::: DATASET EXTRACT
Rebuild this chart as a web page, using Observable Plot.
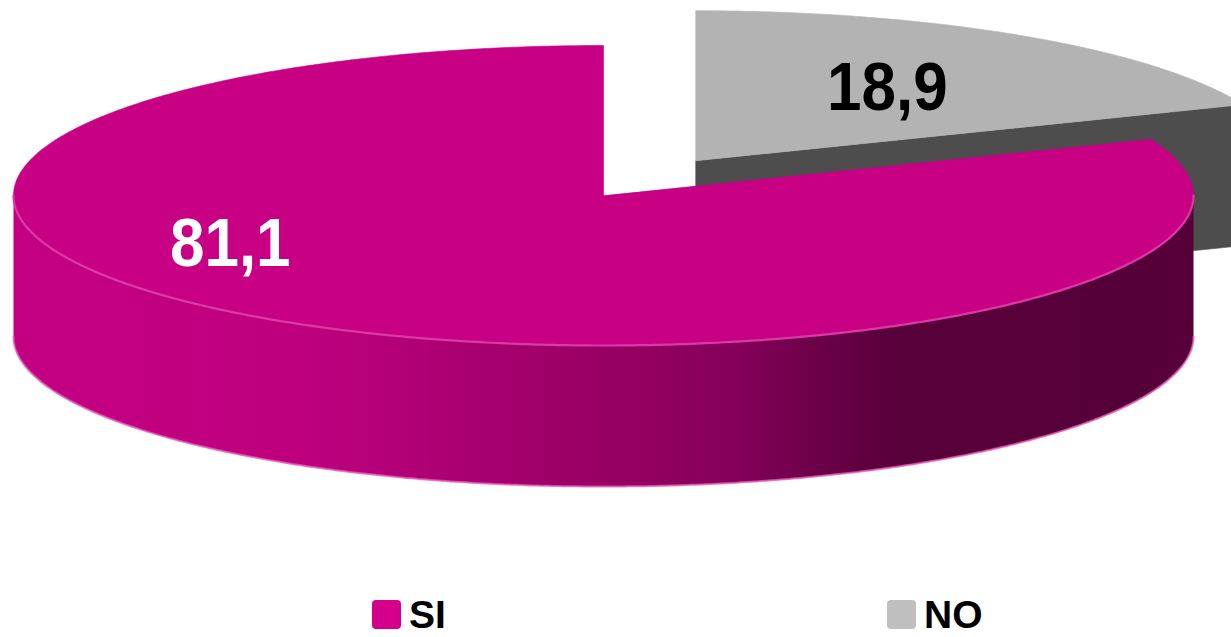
<!DOCTYPE html>
<html>
<head>
<meta charset="utf-8">
<script src="https://cdn.jsdelivr.net/npm/d3@7"></script>
<script src="https://cdn.jsdelivr.net/npm/@observablehq/plot@0.6"></script>
<style>
html, body { margin: 0; padding: 0; background: #fff; overflow: hidden; }
#wrap { position: relative; width: 1231px; height: 637px; }
#chart svg { display: block; }
.leg { position: absolute; top: 593px; height: 43px; display: flex; align-items: center;
  font-family: "Liberation Sans", Arial, sans-serif; font-weight: bold; font-size: 39px; line-height: normal; color: #000; }
.sw { width: 29px; height: 29px; border-radius: 4px; margin-right: 8px; }
</style>
</head>
<body>
<div id="wrap">
  <div id="chart"></div>
</div>
<script>
// ---- data ----
const categories = ["SI", "NO"];
const values = [81.1, 18.9];
const valueLabels = ["81,1", "18,9"];

// ---- styling / layout ----
const topColors = ["#C80083", "#B3B3B3"];
const faceColors = ["#8A005A", "#4D4D4D"];
const legendColors = ["#D4008C", "#BFBFBF"];
const labelColors = ["#FFFFFF", "#000000"];
const explode = [0, 0.28];
const labelAngle = [207, 56];
const labelRadius = [0.71, 0.58];
const legendLeft = [372, 887];
const START = 90;      // degrees, slices go counter-clockwise
const H = 0.94;        // pie thickness in y units

const rad = d => d * Math.PI / 180;
let acc = START;
const slices = values.map((v, i) => {
  const a0 = acc, a1 = acc + v / 100 * 360;
  acc = a1;
  const mid = rad((a0 + a1) / 2);
  return {i, a0, a1, ox: explode[i] * Math.cos(mid), oy: explode[i] * Math.sin(mid)};
});

function arcPts(s, a0, a1, dy = 0) {
  const n = Math.max(2, Math.ceil(Math.abs(a1 - a0) * 2));
  const pts = [];
  for (let k = 0; k <= n; k++) {
    const a = rad(a0 + (a1 - a0) * k / n);
    pts.push([s.ox + Math.cos(a), s.oy + Math.sin(a) + dy]);
  }
  return pts;
}

const marks = [];
const poly = (pts, fill, extra = {}) =>
  Plot.line(pts, {x: d => d[0], y: d => d[1], fill, stroke: fill, strokeWidth: 0.6, curve: "linear-closed", ...extra});

// back to front
const order = slices.slice().sort((a, b) => b.oy - a.oy);
for (const s of order) {
  const V = [s.ox, s.oy];
  // radial faces
  if (Math.cos(rad(s.a0)) > 1e-6) {
    const R = [s.ox + Math.cos(rad(s.a0)), s.oy + Math.sin(rad(s.a0))];
    marks.push(poly([V, R, [R[0], R[1] - H], [V[0], V[1] - H]], faceColors[s.i]));
  }
  if (Math.cos(rad(s.a1)) < -1e-6) {
    const R = [s.ox + Math.cos(rad(s.a1)), s.oy + Math.sin(rad(s.a1))];
    marks.push(poly([V, R, [R[0], R[1] - H], [V[0], V[1] - H]], faceColors[s.i]));
  }
  // outer wall (front half only)
  for (const k of [0, 360]) {
    const a = Math.max(s.a0, 180 + k), b = Math.min(s.a1, 360 + k);
    if (b > a) {
      const pts = arcPts(s, a, b).concat(arcPts(s, b, a, -H));
      marks.push(poly(pts, s.i === 0 ? "url(#sideGrad)" : faceColors[s.i], {strokeWidth: 0}));
      marks.push(Plot.line(arcPts(s, a, b, -H), {x: d => d[0], y: d => d[1], stroke: "#E55BB5", strokeWidth: 2, strokeOpacity: 0.8}));
    }
  }
  // top face
  marks.push(poly([V, ...arcPts(s, s.a0, s.a1)], topColors[s.i]));
  for (const k of [0, 360]) {
    const a = Math.max(s.a0, 180 + k), b = Math.min(s.a1, 360 + k);
    if (b > a && s.i === 0) {
      marks.push(Plot.line(arcPts(s, a, b), {x: d => d[0], y: d => d[1], stroke: "#D93AA6", strokeWidth: 2.2}));
    }
  }
}

const labelData = slices.map(s => ({
  x: s.ox + labelRadius[s.i] * Math.cos(rad(labelAngle[s.i])),
  y: s.oy + labelRadius[s.i] * Math.sin(rad(labelAngle[s.i])),
  t: valueLabels[s.i], c: labelColors[s.i]
}));
marks.push(Plot.text(labelData, {x: "x", y: "y", text: "t", fill: d => d.c, fontSize: 62, fontWeight: "bold",
  fontFamily: "Liberation Sans, Arial, sans-serif"}));

const svg = Plot.plot({
  width: 1231, height: 590, margin: 0,
  x: {domain: [-1, 1], range: [13, 1193], axis: null},
  y: {domain: [-1, 1], range: [345, 45], axis: null},
  color: {type: "identity"},
  style: {background: "transparent", overflow: "hidden"},
  marks
});

d3.select(svg).insert("defs", ":first-child").html(`
  <linearGradient id="sideGrad" x1="0" x2="1" y1="0" y2="0">
    <stop offset="0" stop-color="#C40082"/>
    <stop offset="0.24" stop-color="#BE007E"/>
    <stop offset="0.33" stop-color="#B20077"/>
    <stop offset="0.44" stop-color="#A0006A"/>
    <stop offset="0.54" stop-color="#92005F"/>
    <stop offset="0.62" stop-color="#820058"/>
    <stop offset="0.68" stop-color="#6C0048"/>
    <stop offset="0.75" stop-color="#58003A"/>
    <stop offset="1" stop-color="#550038"/>
  </linearGradient>`);

// slight vertical stretch of value labels, keeping their anchor
d3.select(svg).selectAll("text").each(function () {
  const t = d3.select(this);
  const tr = t.attr("transform");
  if (tr) {
    t.attr("transform", tr + " scale(1,1.1)");
  } else {
    const x = +t.attr("x") || 0, y = +t.attr("y") || 0;
    t.attr("transform", `translate(${x},${y}) scale(1,1.1) translate(${-x},${-y})`);
  }
});

document.getElementById("chart").appendChild(svg);

const wrap = document.getElementById("wrap");
categories.forEach((c, i) => {
  const d = document.createElement("div");
  d.className = "leg";
  d.style.left = legendLeft[i] + "px";
  d.innerHTML = `<span class="sw" style="background:${legendColors[i]}"></span><span>${c}</span>`;
  wrap.appendChild(d);
});
</script>
</body>
</html>
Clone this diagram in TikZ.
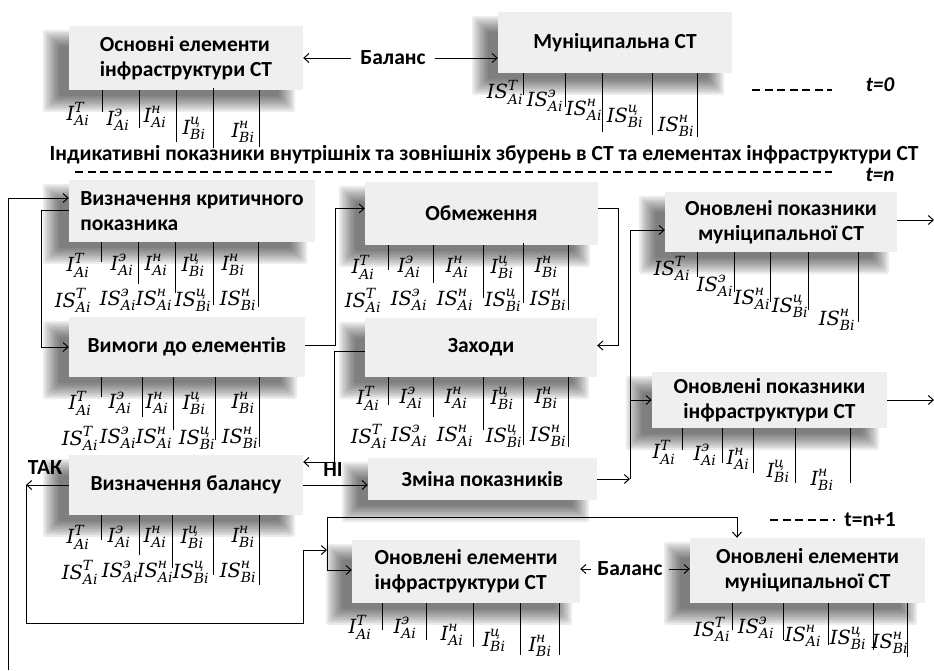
::::::
▸ **INSTRUCTIONS TO FOLLOW**:
Pictures are excluded; copy every other part of the records exactly.

▸ **ANSWER TO THIS PROBLEM**:
Rebuild this chart as a web page, using Observable Plot.
<!DOCTYPE html>
<html>
<head>
<meta charset="utf-8">
<script src="https://cdn.jsdelivr.net/npm/d3@7"></script>
<script src="https://cdn.jsdelivr.net/npm/@observablehq/plot@0.6"></script>
<style>
html, body { margin: 0; padding: 0; background: #fff; overflow: hidden; }
#wrap { position: relative; width: 1231px; height: 637px; }
#chart svg { display: block; }
.leg { position: absolute; top: 593px; height: 43px; display: flex; align-items: center;
  font-family: "Liberation Sans", Arial, sans-serif; font-weight: bold; font-size: 39px; line-height: normal; color: #000; }
.sw { width: 29px; height: 29px; border-radius: 4px; margin-right: 8px; }
</style>
</head>
<body>
<div id="wrap">
  <div id="chart"></div>
</div>
<script>
// ---- data ----
const categories = ["SI", "NO"];
const values = [81.1, 18.9];
const valueLabels = ["81,1", "18,9"];

// ---- styling / layout ----
const topColors = ["#C80083", "#B3B3B3"];
const faceColors = ["#8A005A", "#4D4D4D"];
const legendColors = ["#D4008C", "#BFBFBF"];
const labelColors = ["#FFFFFF", "#000000"];
const explode = [0, 0.28];
const labelAngle = [207, 56];
const labelRadius = [0.71, 0.58];
const legendLeft = [372, 887];
const START = 90;      // degrees, slices go counter-clockwise
const H = 0.94;        // pie thickness in y units

const rad = d => d * Math.PI / 180;
let acc = START;
const slices = values.map((v, i) => {
  const a0 = acc, a1 = acc + v / 100 * 360;
  acc = a1;
  const mid = rad((a0 + a1) / 2);
  return {i, a0, a1, ox: explode[i] * Math.cos(mid), oy: explode[i] * Math.sin(mid)};
});

function arcPts(s, a0, a1, dy = 0) {
  const n = Math.max(2, Math.ceil(Math.abs(a1 - a0) * 2));
  const pts = [];
  for (let k = 0; k <= n; k++) {
    const a = rad(a0 + (a1 - a0) * k / n);
    pts.push([s.ox + Math.cos(a), s.oy + Math.sin(a) + dy]);
  }
  return pts;
}

const marks = [];
const poly = (pts, fill, extra = {}) =>
  Plot.line(pts, {x: d => d[0], y: d => d[1], fill, stroke: fill, strokeWidth: 0.6, curve: "linear-closed", ...extra});

// back to front
const order = slices.slice().sort((a, b) => b.oy - a.oy);
for (const s of order) {
  const V = [s.ox, s.oy];
  // radial faces
  if (Math.cos(rad(s.a0)) > 1e-6) {
    const R = [s.ox + Math.cos(rad(s.a0)), s.oy + Math.sin(rad(s.a0))];
    marks.push(poly([V, R, [R[0], R[1] - H], [V[0], V[1] - H]], faceColors[s.i]));
  }
  if (Math.cos(rad(s.a1)) < -1e-6) {
    const R = [s.ox + Math.cos(rad(s.a1)), s.oy + Math.sin(rad(s.a1))];
    marks.push(poly([V, R, [R[0], R[1] - H], [V[0], V[1] - H]], faceColors[s.i]));
  }
  // outer wall (front half only)
  for (const k of [0, 360]) {
    const a = Math.max(s.a0, 180 + k), b = Math.min(s.a1, 360 + k);
    if (b > a) {
      const pts = arcPts(s, a, b).concat(arcPts(s, b, a, -H));
      marks.push(poly(pts, s.i === 0 ? "url(#sideGrad)" : faceColors[s.i], {strokeWidth: 0}));
      marks.push(Plot.line(arcPts(s, a, b, -H), {x: d => d[0], y: d => d[1], stroke: "#E55BB5", strokeWidth: 2, strokeOpacity: 0.8}));
    }
  }
  // top face
  marks.push(poly([V, ...arcPts(s, s.a0, s.a1)], topColors[s.i]));
  for (const k of [0, 360]) {
    const a = Math.max(s.a0, 180 + k), b = Math.min(s.a1, 360 + k);
    if (b > a && s.i === 0) {
      marks.push(Plot.line(arcPts(s, a, b), {x: d => d[0], y: d => d[1], stroke: "#D93AA6", strokeWidth: 2.2}));
    }
  }
}

const labelData = slices.map(s => ({
  x: s.ox + labelRadius[s.i] * Math.cos(rad(labelAngle[s.i])),
  y: s.oy + labelRadius[s.i] * Math.sin(rad(labelAngle[s.i])),
  t: valueLabels[s.i], c: labelColors[s.i]
}));
marks.push(Plot.text(labelData, {x: "x", y: "y", text: "t", fill: d => d.c, fontSize: 62, fontWeight: "bold",
  fontFamily: "Liberation Sans, Arial, sans-serif"}));

const svg = Plot.plot({
  width: 1231, height: 590, margin: 0,
  x: {domain: [-1, 1], range: [13, 1193], axis: null},
  y: {domain: [-1, 1], range: [345, 45], axis: null},
  color: {type: "identity"},
  style: {background: "transparent", overflow: "hidden"},
  marks
});

d3.select(svg).insert("defs", ":first-child").html(`
  <linearGradient id="sideGrad" x1="0" x2="1" y1="0" y2="0">
    <stop offset="0" stop-color="#C40082"/>
    <stop offset="0.24" stop-color="#BE007E"/>
    <stop offset="0.33" stop-color="#B20077"/>
    <stop offset="0.44" stop-color="#A0006A"/>
    <stop offset="0.54" stop-color="#92005F"/>
    <stop offset="0.62" stop-color="#820058"/>
    <stop offset="0.68" stop-color="#6C0048"/>
    <stop offset="0.75" stop-color="#58003A"/>
    <stop offset="1" stop-color="#550038"/>
  </linearGradient>`);

// slight vertical stretch of value labels, keeping their anchor
d3.select(svg).selectAll("text").each(function () {
  const t = d3.select(this);
  const tr = t.attr("transform");
  if (tr) {
    t.attr("transform", tr + " scale(1,1.1)");
  } else {
    const x = +t.attr("x") || 0, y = +t.attr("y") || 0;
    t.attr("transform", `translate(${x},${y}) scale(1,1.1) translate(${-x},${-y})`);
  }
});

document.getElementById("chart").appendChild(svg);

const wrap = document.getElementById("wrap");
categories.forEach((c, i) => {
  const d = document.createElement("div");
  d.className = "leg";
  d.style.left = legendLeft[i] + "px";
  d.innerHTML = `<span class="sw" style="background:${legendColors[i]}"></span><span>${c}</span>`;
  wrap.appendChild(d);
});
</script>
</body>
</html>
Clone this diagram in TikZ.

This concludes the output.